Challenge: Copy out the data below as written; omit any images.

Given material:
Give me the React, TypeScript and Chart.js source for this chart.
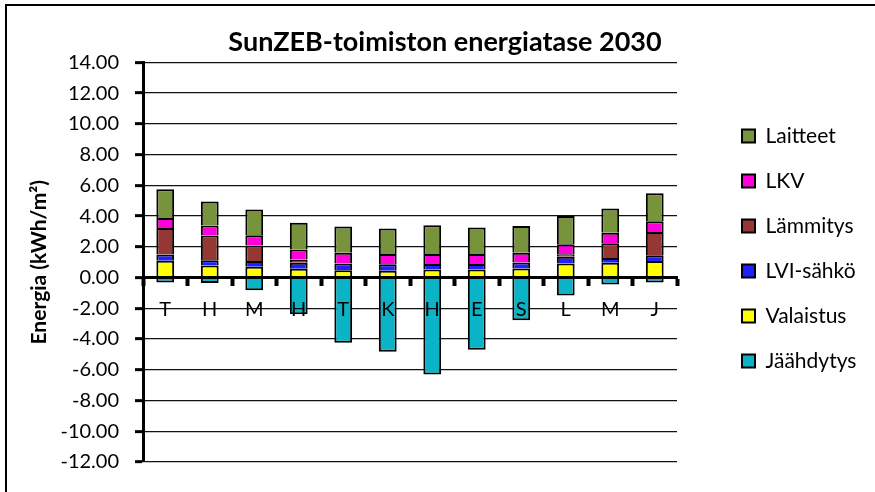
import React, { useEffect, useRef } from 'react';
import { Chart, registerables } from 'chart.js';

Chart.register(...registerables);

const months = ['T', 'H', 'M', 'H', 'T', 'K', 'H', 'E', 'S', 'L', 'M', 'J'];
const jaahdytys = [-0.32, -0.36, -0.82, -2.38, -4.24, -4.83, -6.3, -4.7, -2.77, -1.16, -0.45, -0.32];
const valaistus = [1.09, 0.79, 0.7, 0.57, 0.48, 0.45, 0.53, 0.53, 0.59, 0.92, 0.96, 1.07];
const lviSahko = [0.41, 0.34, 0.37, 0.39, 0.44, 0.42, 0.36, 0.36, 0.39, 0.43, 0.32, 0.39];
const lammitys = [1.73, 1.61, 1.02, 0.22, 0, 0, 0, 0, 0, 0.17, 0.96, 1.51];
const lkv = [0.65, 0.65, 0.67, 0.65, 0.69, 0.67, 0.65, 0.65, 0.63, 0.65, 0.67, 0.7];
const laitteet = [1.87, 1.56, 1.67, 1.73, 1.71, 1.65, 1.87, 1.72, 1.75, 1.84, 1.58, 1.82];

const yMin = -12;
const yMax = 14;
const yStep = 2;

const FONT = 'Lato, Carlito, Calibri, "Noto Sans", sans-serif';

export default function App() {
  const ref = useRef<HTMLCanvasElement | null>(null);

  useEffect(() => {
    document.body.style.margin = '0';
    const canvas = ref.current;
    if (!canvas) return;
    const mk = (label: string, data: number[], color: string) => ({
      label,
      data,
      backgroundColor: color,
      borderColor: '#000',
      borderWidth: 2,
      categoryPercentage: 1,
      barPercentage: 0.4,
    });
    const chart = new Chart(canvas, {
      type: 'bar',
      data: {
        labels: months,
        datasets: [
          mk('Jäähdytys', jaahdytys, '#0BB3C6'),
          mk('Valaistus', valaistus, '#FFFF00'),
          mk('LVI-sähkö', lviSahko, '#2020FF'),
          mk('Lämmitys', lammitys, '#953735'),
          mk('LKV', lkv, '#FF00D8'),
          mk('Laitteet', laitteet, '#77933C'),
        ],
      },
      options: {
        responsive: false,
        animation: false,
        devicePixelRatio: 1,
        layout: { padding: { left: 32, right: 17, top: 0, bottom: 30 } },
        scales: {
          x: {
            type: 'category',
            position: { y: 0 } as any,
            stacked: true,
            offset: true,
            z: 1,
            grid: {
              display: true,
              drawOnChartArea: false,
              drawTicks: true,
              tickLength: 7,
              tickWidth: 4,
              tickColor: '#000',
              offset: true,
              z: 1,
            },
            border: { display: true, color: '#000', width: 3, z: 1 },
            ticks: {
              color: '#000',
              font: { family: FONT, size: 20 },
              padding: 13,
              maxRotation: 0,
              autoSkip: false,
              z: 1,
            },
          },
          y: {
            type: 'linear',
            position: 'left',
            stacked: true,
            min: yMin,
            max: yMax,
            ticks: {
              stepSize: yStep,
              color: '#000',
              font: { family: FONT, size: 20 },
              padding: 16,
              callback: (v: any) => Number(v).toFixed(2),
            },
            grid: {
              color: '#111',
              lineWidth: 1.3,
              tickLength: 8,
              tickWidth: 3,
              tickColor: '#000',
            },
            border: { display: true, color: '#000', width: 3 },
            title: {
              display: true,
              text: 'Energia (kWh/m²)',
              color: '#000',
              font: { family: FONT, size: 21, weight: 'bold' },
              padding: { top: -5, bottom: 0 },
            },
            afterFit: (s: any) => {
              s.width = 111;
            },
          },
          yPad: {
            type: 'linear',
            position: 'right',
            display: true,
            grid: { display: false, drawTicks: false },
            ticks: { display: false },
            border: { display: false },
            afterFit: (s: any) => {
              s.width = 41;
            },
          },
        },
        plugins: {
          title: {
            display: true,
            text: 'SunZEB-toimiston energiatase 2030',
            color: '#000',
            font: { family: FONT, size: 27, weight: 'bold' },
            padding: { top: 26, bottom: 4 },
          },
          legend: {
            position: 'right',
            reverse: true,
            align: 'center',
            maxWidth: 140,
            title: {
              display: true,
              text: ' ',
              font: { size: 10 },
              padding: { top: 0, bottom: 23 },
            },
            labels: {
              boxWidth: 13,
              boxHeight: 13,
              padding: 24,
              color: '#000',
              font: { family: FONT, size: 21 },
            },
          },
          tooltip: { enabled: false },
        },
      } as any,
    });
    return () => chart.destroy();
  }, []);

  return (
    <div style={{ position: 'fixed', left: 0, top: 0, width: 875, height: 492, overflow: 'hidden', background: '#fff' }}>
      <div
        style={{
          position: 'absolute',
          left: 5,
          top: 4,
          width: 900,
          height: 520,
          borderLeft: '2px solid #000',
          borderTop: '2px solid #000',
        }}
      />
      <canvas ref={ref} width={875} height={492} style={{ position: 'absolute', left: 0, top: 0 }} />
    </div>
  );
}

Exercise result:
Give me the React, TypeScript and Chart.js source for this chart.
import React, { useEffect, useRef } from 'react';
import { Chart, registerables } from 'chart.js';

Chart.register(...registerables);

const months = ['T', 'H', 'M', 'H', 'T', 'K', 'H', 'E', 'S', 'L', 'M', 'J'];
const jaahdytys = [-0.32, -0.36, -0.82, -2.38, -4.24, -4.83, -6.3, -4.7, -2.77, -1.16, -0.45, -0.32];
const valaistus = [1.09, 0.79, 0.7, 0.57, 0.48, 0.45, 0.53, 0.53, 0.59, 0.92, 0.96, 1.07];
const lviSahko = [0.41, 0.34, 0.37, 0.39, 0.44, 0.42, 0.36, 0.36, 0.39, 0.43, 0.32, 0.39];
const lammitys = [1.73, 1.61, 1.02, 0.22, 0, 0, 0, 0, 0, 0.17, 0.96, 1.51];
const lkv = [0.65, 0.65, 0.67, 0.65, 0.69, 0.67, 0.65, 0.65, 0.63, 0.65, 0.67, 0.7];
const laitteet = [1.87, 1.56, 1.67, 1.73, 1.71, 1.65, 1.87, 1.72, 1.75, 1.84, 1.58, 1.82];

const yMin = -12;
const yMax = 14;
const yStep = 2;

const FONT = 'Lato, Carlito, Calibri, "Noto Sans", sans-serif';

export default function App() {
  const ref = useRef<HTMLCanvasElement | null>(null);

  useEffect(() => {
    document.body.style.margin = '0';
    const canvas = ref.current;
    if (!canvas) return;
    const mk = (label: string, data: number[], color: string) => ({
      label,
      data,
      backgroundColor: color,
      borderColor: '#000',
      borderWidth: 2,
      categoryPercentage: 1,
      barPercentage: 0.4,
    });
    const chart = new Chart(canvas, {
      type: 'bar',
      data: {
        labels: months,
        datasets: [
          mk('Jäähdytys', jaahdytys, '#0BB3C6'),
          mk('Valaistus', valaistus, '#FFFF00'),
          mk('LVI-sähkö', lviSahko, '#2020FF'),
          mk('Lämmitys', lammitys, '#953735'),
          mk('LKV', lkv, '#FF00D8'),
          mk('Laitteet', laitteet, '#77933C'),
        ],
      },
      options: {
        responsive: false,
        animation: false,
        devicePixelRatio: 1,
        layout: { padding: { left: 32, right: 17, top: 0, bottom: 30 } },
        scales: {
          x: {
            type: 'category',
            position: { y: 0 } as any,
            stacked: true,
            offset: true,
            z: 1,
            grid: {
              display: true,
              drawOnChartArea: false,
              drawTicks: true,
              tickLength: 7,
              tickWidth: 4,
              tickColor: '#000',
              offset: true,
              z: 1,
            },
            border: { display: true, color: '#000', width: 3, z: 1 },
            ticks: {
              color: '#000',
              font: { family: FONT, size: 20 },
              padding: 13,
              maxRotation: 0,
              autoSkip: false,
              z: 1,
            },
          },
          y: {
            type: 'linear',
            position: 'left',
            stacked: true,
            min: yMin,
            max: yMax,
            ticks: {
              stepSize: yStep,
              color: '#000',
              font: { family: FONT, size: 20 },
              padding: 16,
              callback: (v: any) => Number(v).toFixed(2),
            },
            grid: {
              color: '#111',
              lineWidth: 1.3,
              tickLength: 8,
              tickWidth: 3,
              tickColor: '#000',
            },
            border: { display: true, color: '#000', width: 3 },
            title: {
              display: true,
              text: 'Energia (kWh/m²)',
              color: '#000',
              font: { family: FONT, size: 21, weight: 'bold' },
              padding: { top: -5, bottom: 0 },
            },
            afterFit: (s: any) => {
              s.width = 111;
            },
          },
          yPad: {
            type: 'linear',
            position: 'right',
            display: true,
            grid: { display: false, drawTicks: false },
            ticks: { display: false },
            border: { display: false },
            afterFit: (s: any) => {
              s.width = 41;
            },
          },
        },
        plugins: {
          title: {
            display: true,
            text: 'SunZEB-toimiston energiatase 2030',
            color: '#000',
            font: { family: FONT, size: 27, weight: 'bold' },
            padding: { top: 26, bottom: 4 },
          },
          legend: {
            position: 'right',
            reverse: true,
            align: 'center',
            maxWidth: 140,
            title: {
              display: true,
              text: ' ',
              font: { size: 10 },
              padding: { top: 0, bottom: 23 },
            },
            labels: {
              boxWidth: 13,
              boxHeight: 13,
              padding: 24,
              color: '#000',
              font: { family: FONT, size: 21 },
            },
          },
          tooltip: { enabled: false },
        },
      } as any,
    });
    return () => chart.destroy();
  }, []);

  return (
    <div style={{ position: 'fixed', left: 0, top: 0, width: 875, height: 492, overflow: 'hidden', background: '#fff' }}>
      <div
        style={{
          position: 'absolute',
          left: 5,
          top: 4,
          width: 900,
          height: 520,
          borderLeft: '2px solid #000',
          borderTop: '2px solid #000',
        }}
      />
      <canvas ref={ref} width={875} height={492} style={{ position: 'absolute', left: 0, top: 0 }} />
    </div>
  );
}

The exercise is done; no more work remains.